Section 16. Section 289 of the National Internal Revenue Code of 1997, as amended, is hereby amended to read as follows:
“Sec. 289. Special Financial Support to Beneficiary Provinces Producing Virginia Tobacco.— The financial support given by the National Government for the beneficiary provinces shall be constituted and collected from the proceeds of fifteen percent (15%) of the excise taxes on locally manufactured Virginia-type of cigarettes, but not exceeding Seventeen billion pesos (₱17,000,000,000.00) notwithstanding the provision of Section 3 of Republic Act No. 7171.
“The funds allotted shall be divided among the beneficiary provinces pro-rata according to the volume of Virginia tobacco production.

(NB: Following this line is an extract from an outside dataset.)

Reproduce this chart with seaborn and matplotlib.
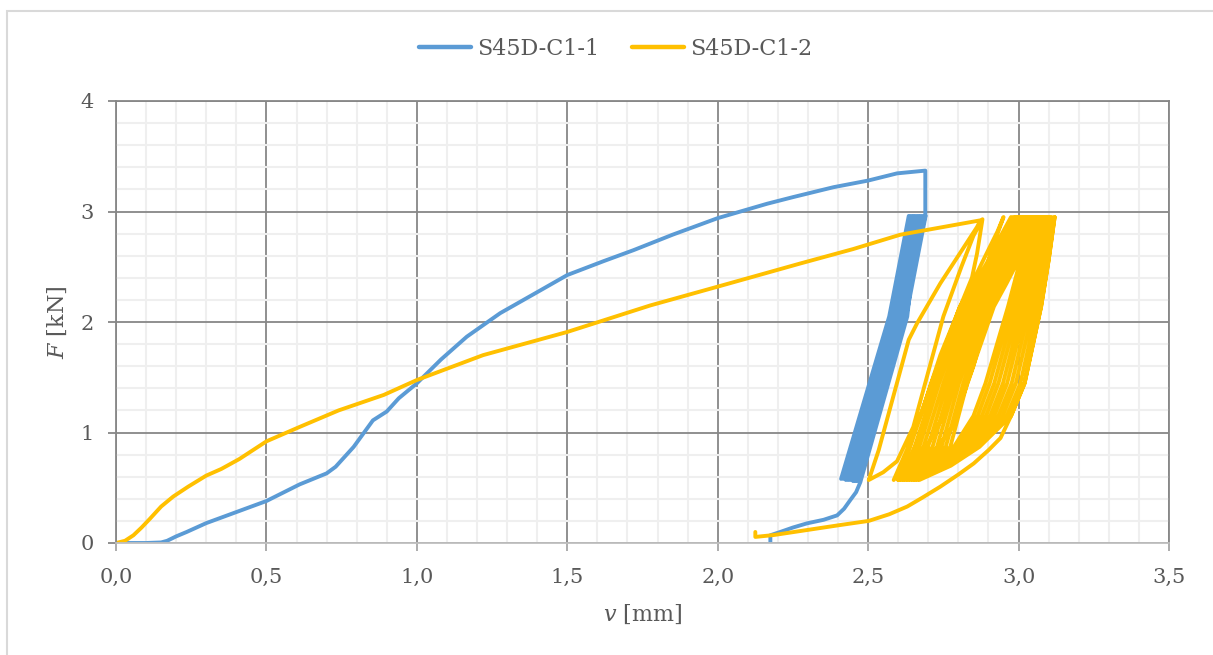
import matplotlib
matplotlib.use('Agg')
import pandas as pd
import seaborn as sns
import matplotlib.pyplot as plt
from matplotlib.ticker import MultipleLocator, FixedLocator
from matplotlib.patches import Rectangle

# S45D-C1-1 (blue): monotonic loading up to the peak
c1_load_v = [0.000, 0.050, 0.100, 0.150, 0.170, 0.200, 0.235, 0.300, 0.390, 0.500,
             0.610, 0.700, 0.730, 0.790, 0.854, 0.900, 0.940, 1.000, 1.080, 1.166,
             1.277, 1.400, 1.500, 1.620, 1.720, 1.850, 2.000, 2.164, 2.250, 2.385,
             2.500, 2.596, 2.690]
c1_load_F = [0.00, 0.00, 0.00, 0.005, 0.02, 0.06, 0.10, 0.18, 0.27, 0.38,
             0.53, 0.63, 0.69, 0.87, 1.11, 1.19, 1.31, 1.445, 1.66, 1.867,
             2.08, 2.27, 2.425, 2.55, 2.65, 2.79, 2.94, 3.07, 3.13, 3.22,
             3.28, 3.345, 3.37]

# S45D-C1-1: load cycles (turning points and mid points)
c1_cyc_v = [2.690, 2.600, 2.410, 2.570, 2.635, 2.600, 2.466, 2.626, 2.691,
            2.605, 2.418, 2.578, 2.643, 2.605, 2.458, 2.618, 2.683, 2.600,
            2.426, 2.586, 2.651, 2.605, 2.450, 2.610, 2.675, 2.600, 2.434,
            2.594, 2.659, 2.600, 2.442, 2.602, 2.667, 2.630, 2.474]
c1_cyc_F = [2.96, 2.05, 0.58, 2.05, 2.96, 2.05, 0.56, 2.05, 2.96,
            2.05, 0.58, 2.05, 2.96, 2.05, 0.56, 2.05, 2.96, 2.05,
            0.57, 2.05, 2.96, 2.05, 0.56, 2.05, 2.96, 2.05, 0.57,
            2.05, 2.96, 2.05, 0.57, 2.05, 2.96, 2.05, 0.55]

# S45D-C1-1: final unloading
c1_unload_v = [2.460, 2.441, 2.420, 2.397, 2.352, 2.297, 2.250, 2.208, 2.175, 2.175]
c1_unload_F = [0.46, 0.39, 0.31, 0.25, 0.21, 0.178, 0.14, 0.10, 0.07, -0.01]

# S45D-C1-2 (yellow): monotonic loading
c2_load_v = [0.000, 0.030, 0.058, 0.085, 0.113, 0.150, 0.190, 0.240, 0.300, 0.350,
             0.410, 0.500, 0.610, 0.740, 0.890, 1.000, 1.220, 1.500, 1.776, 2.000,
             2.275, 2.450, 2.607, 2.750, 2.873]
c2_load_F = [0.00, 0.02, 0.07, 0.14, 0.22, 0.33, 0.42, 0.51, 0.61, 0.67,
             0.76, 0.92, 1.05, 1.20, 1.34, 1.475, 1.70, 1.91, 2.15, 2.32,
             2.53, 2.66, 2.79, 2.86, 2.92]

# S45D-C1-2: first wide loops
c2_loop_v = [2.862, 2.800, 2.740, 2.663, 2.635, 2.574, 2.535, 2.502,
             2.550, 2.596, 2.650, 2.700, 2.750, 2.810, 2.850, 2.880,
             2.862, 2.845, 2.800, 2.740, 2.680, 2.630, 2.585,
             2.618, 2.680, 2.740, 2.800, 2.860, 2.910, 2.950,
             2.930, 2.890, 2.800, 2.740, 2.680, 2.640, 2.600,
             2.640, 2.700, 2.780, 2.850, 2.910, 2.950, 2.975]
c2_loop_F = [2.86, 2.60, 2.35, 1.99, 1.84, 1.23, 0.84, 0.57,
             0.64, 0.74, 1.05, 1.55, 2.05, 2.50, 2.78, 2.93,
             2.62, 2.40, 2.10, 1.70, 1.20, 0.85, 0.57,
             0.68, 0.80, 1.10, 1.60, 2.20, 2.65, 2.95,
             2.82, 2.60, 2.10, 1.60, 1.05, 0.75, 0.57,
             0.65, 0.75, 1.05, 1.60, 2.20, 2.60, 2.95]

# S45D-C1-2: dense cycles (one cycle per row: unloading, then reloading)
c2_dense_v = [
    2.975, 2.945, 2.900, 2.855, 2.805, 2.710, 2.640, 2.600, 2.600, 2.700, 2.785, 2.850, 2.890, 2.965, 3.006, 3.030,
    2.983, 2.954, 2.911, 2.867, 2.818, 2.723, 2.655, 2.608, 2.608, 2.708, 2.794, 2.864, 2.904, 2.977, 3.016, 3.040,
    2.992, 2.964, 2.922, 2.878, 2.830, 2.736, 2.670, 2.616, 2.616, 2.717, 2.804, 2.878, 2.919, 2.989, 3.027, 3.050,
    3.000, 2.973, 2.933, 2.890, 2.843, 2.750, 2.684, 2.623, 2.623, 2.725, 2.813, 2.892, 2.933, 3.002, 3.037, 3.060,
    3.008, 2.983, 2.944, 2.902, 2.855, 2.763, 2.699, 2.631, 2.631, 2.733, 2.823, 2.906, 2.948, 3.014, 3.048, 3.070,
    3.017, 2.992, 2.956, 2.913, 2.868, 2.776, 2.714, 2.639, 2.639, 2.742, 2.832, 2.919, 2.962, 3.026, 3.058, 3.080,
    3.025, 3.002, 2.967, 2.925, 2.880, 2.789, 2.729, 2.647, 2.647, 2.750, 2.842, 2.933, 2.977, 3.038, 3.069, 3.090,
    3.033, 3.011, 2.978, 2.937, 2.893, 2.802, 2.744, 2.654, 2.654, 2.758, 2.851, 2.947, 2.991, 3.051, 3.079, 3.100,
    3.042, 3.021, 2.989, 2.948, 2.905, 2.816, 2.758, 2.662, 2.662, 2.767, 2.861, 2.961, 3.006, 3.063, 3.090, 3.110,
    3.050, 3.030, 3.000, 2.960, 2.918, 2.829, 2.773, 2.670, 2.670, 2.775, 2.870, 2.975, 3.020, 3.075, 3.100, 3.120,
]
c2_dense_F = [
    2.95, 2.80, 2.56, 2.35, 2.14, 1.445, 0.87, 0.57, 0.57, 0.70, 0.87, 1.15, 1.445, 2.14, 2.56, 2.95,
    2.95, 2.80, 2.56, 2.35, 2.14, 1.445, 0.87, 0.57, 0.57, 0.70, 0.87, 1.15, 1.445, 2.14, 2.56, 2.95,
    2.95, 2.80, 2.56, 2.35, 2.14, 1.445, 0.87, 0.57, 0.57, 0.70, 0.87, 1.15, 1.445, 2.14, 2.56, 2.95,
    2.95, 2.80, 2.56, 2.35, 2.14, 1.445, 0.87, 0.57, 0.57, 0.70, 0.87, 1.15, 1.445, 2.14, 2.56, 2.95,
    2.95, 2.80, 2.56, 2.35, 2.14, 1.445, 0.87, 0.57, 0.57, 0.70, 0.87, 1.15, 1.445, 2.14, 2.56, 2.95,
    2.95, 2.80, 2.56, 2.35, 2.14, 1.445, 0.87, 0.57, 0.57, 0.70, 0.87, 1.15, 1.445, 2.14, 2.56, 2.95,
    2.95, 2.80, 2.56, 2.35, 2.14, 1.445, 0.87, 0.57, 0.57, 0.70, 0.87, 1.15, 1.445, 2.14, 2.56, 2.95,
    2.95, 2.80, 2.56, 2.35, 2.14, 1.445, 0.87, 0.57, 0.57, 0.70, 0.87, 1.15, 1.445, 2.14, 2.56, 2.95,
    2.95, 2.80, 2.56, 2.35, 2.14, 1.445, 0.87, 0.57, 0.57, 0.70, 0.87, 1.15, 1.445, 2.14, 2.56, 2.95,
    2.95, 2.80, 2.56, 2.35, 2.14, 1.445, 0.87, 0.57, 0.57, 0.70, 0.87, 1.15, 1.445, 2.14, 2.56, 2.95,
]

# S45D-C1-2: final unloading
c2_unload_v = [3.100, 3.075, 3.020, 2.975, 2.940, 2.900, 2.851, 2.800, 2.740, 2.680,
               2.630, 2.570, 2.502, 2.408, 2.297, 2.186, 2.125, 2.125]
c2_unload_F = [2.56, 2.14, 1.445, 1.15, 0.95, 0.84, 0.72, 0.62, 0.51, 0.41,
               0.33, 0.26, 0.20, 0.163, 0.118, 0.072, 0.055, 0.10]

series_names = ['S45D-C1-1', 'S45D-C1-2']
series_colors = ['#5B9BD5', '#FFC000']

x_ticks = [0.0, 0.5, 1.0, 1.5, 2.0, 2.5, 3.0, 3.5]
x_tick_labels = ['0,0', '0,5', '1,0', '1,5', '2,0', '2,5', '3,0', '3,5']
y_ticks = [0, 1, 2, 3, 4]
y_tick_labels = ['0', '1', '2', '3', '4']

# build one long table, keeping the recording order
v1 = c1_load_v + c1_cyc_v + c1_unload_v
F1 = c1_load_F + c1_cyc_F + c1_unload_F
v2 = c2_load_v + c2_loop_v + c2_dense_v + c2_unload_v
F2 = c2_load_F + c2_loop_F + c2_dense_F + c2_unload_F
df = pd.concat([
    pd.DataFrame({'v': v1, 'F': F1, 'series': series_names[0]}),
    pd.DataFrame({'v': v2, 'F': F2, 'series': series_names[1]}),
], ignore_index=True)

plt.rcParams['font.family'] = ['DejaVu Serif']
plt.rcParams['mathtext.fontset'] = 'dejavuserif'
plt.rcParams['lines.solid_joinstyle'] = 'round'
plt.rcParams['lines.solid_capstyle'] = 'round'

text_col = '#595959'
major_col = '#878787'

fig = plt.figure(figsize=(12.13, 6.55), dpi=100)
ax = fig.add_axes([116 / 1213, 1 - 543 / 655, (1169 - 116) / 1213, (543 - 101) / 655])

sns.lineplot(data=df, x='v', y='F', hue='series',
             palette=dict(zip(series_names, series_colors)),
             sort=False, estimator=None, linewidth=2.8, ax=ax)

ax.set_xlim(0, 3.5)
ax.set_ylim(0, 4)
ax.xaxis.set_major_locator(FixedLocator(x_ticks))
ax.set_xticklabels(x_tick_labels)
ax.yaxis.set_major_locator(FixedLocator(y_ticks))
ax.set_yticklabels(y_tick_labels)
ax.xaxis.set_minor_locator(MultipleLocator(0.1))
ax.yaxis.set_minor_locator(MultipleLocator(0.2))

ax.set_axisbelow(True)
ax.grid(which='major', color=major_col, linewidth=1.3)
ax.grid(which='minor', color='#efefef', linewidth=1.5)
ax.tick_params(which='minor', length=0)
ax.tick_params(axis='x', which='major', length=6, width=1.3, color='#a6a6a6',
               pad=12, labelsize=15, labelcolor=text_col)
ax.tick_params(axis='y', which='major', length=6, width=1.3, color=major_col,
               pad=10, labelsize=15, labelcolor=text_col)

for side in ['left', 'top', 'right']:
    ax.spines[side].set_color(major_col)
    ax.spines[side].set_linewidth(1.3)
ax.spines['bottom'].set_color('#bfbfbf')
ax.spines['bottom'].set_linewidth(1.3)

ax.set_xlabel(r'$v$ [mm]', fontsize=16, color=text_col, labelpad=11)
ax.set_ylabel(r'$F$ [kN]', fontsize=16, color=text_col, labelpad=8)

handles, labels = ax.get_legend_handles_labels()
ax.get_legend().remove()
for h in handles:
    h.set_linewidth(3.2)
fig.legend(handles, labels, loc='center', bbox_to_anchor=(0.5074, 0.925), ncol=2,
           frameon=False, fontsize=16, handlelength=2.35, handletextpad=0.25,
           columnspacing=1.5, labelcolor=text_col)

# light chart-area border
fig.patches.append(Rectangle((6.5 / 1213, -0.05), 1.2, 1.05 - 11.5 / 655,
                             transform=fig.transFigure, fill=False,
                             edgecolor='#d9d9d9', linewidth=1.5))

fig.savefig('out.png', dpi=100)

“Provinces producing Virginia tobacco shall be the beneficiary provinces under Republic Act No. 7171: Provided, however, That to qualify as beneficiary under R.A. No. 7171, a province must have an average annual production of Virginia leaf tobacco in an amount not less than one million kilos: Provided, further, That the Department of Budget and Management (DBM) shall each year determine the beneficiary provinces and their computed share of the funds under R.A. No. 7171, referring to the National Tobacco Administration (NTA) records of tobacco acceptances, at the tobacco trading centers for the immediate past year.
“The Secretary of Budget and Management is hereby directed to retain annually the said funds equivalent to fifteen percent (15%) of excise taxes on locally manufactured Virginia-type cigarettes, but not exceeding Seventeen billion pesos (₱17,000,000,000.00) notwithstanding the provision of Section 3 of R.A. No. 7171, to be remitted to the beneficiary provinces qualified under R.A. No. 7171.
“The provisions of existing laws to the contrary notwithstanding, the fifteen percent (15%) share from government revenues mentioned in R.A. No. 7171, but not exceeding Seventeen billion pesos (₱I7,000,000,000.00) notwithstanding the provision of Section 3 of R.A. No. 7171, and due to the Virginia tobacco-producing provinces shall be directly remitted to the provinces concerned.
“Provided, That this Section shall be implemented in accordance with the guidelines of Memorandum Circular No. 61-A dated November 28, 1993, which amended Memorandum Circular No. 61, entitled ‘Prescribing Guidelines for Implementing Republic Act No. 7171’, dated January 1, 1992 and that the funds be utilized to further advance self-reliance and expand viable alternatives for Virginia-tobacco farmers and workers through:
“(1) Cooperative projects that will enhance better quality of products, increase productivity, guarantee the market and as a whole increase farmers’ income;
“(2) Livelihood projects particularly the development of alternative farming systems to enhance farmers’ income;
“(3) Agro-industrial projects that will enable tobacco farmers in the Virginia tobacco-producing provinces to be involved in the management and subsequent ownership of these projects such as post-harvest and secondary processing like cigarette manufacturing and by-product utilization;
“(4) Infrastructure projects such as farm-to-market roads, bridges, schools, hospitals, rural health facilities, and irrigation systems;
“(5) Programs and projects that will promote, enhance, and develop the tourism potential of Virginia tobacco-growing provinces; and
“(6) Programs that will provide financial assistance for tobacco farmers that were displaced or who cease to produce tobacco.
“Provided, further, That in addition to the local government units mentioned in the above circular, the concerned officials in the province shall be consulted as regards the identification of projects to be financed.”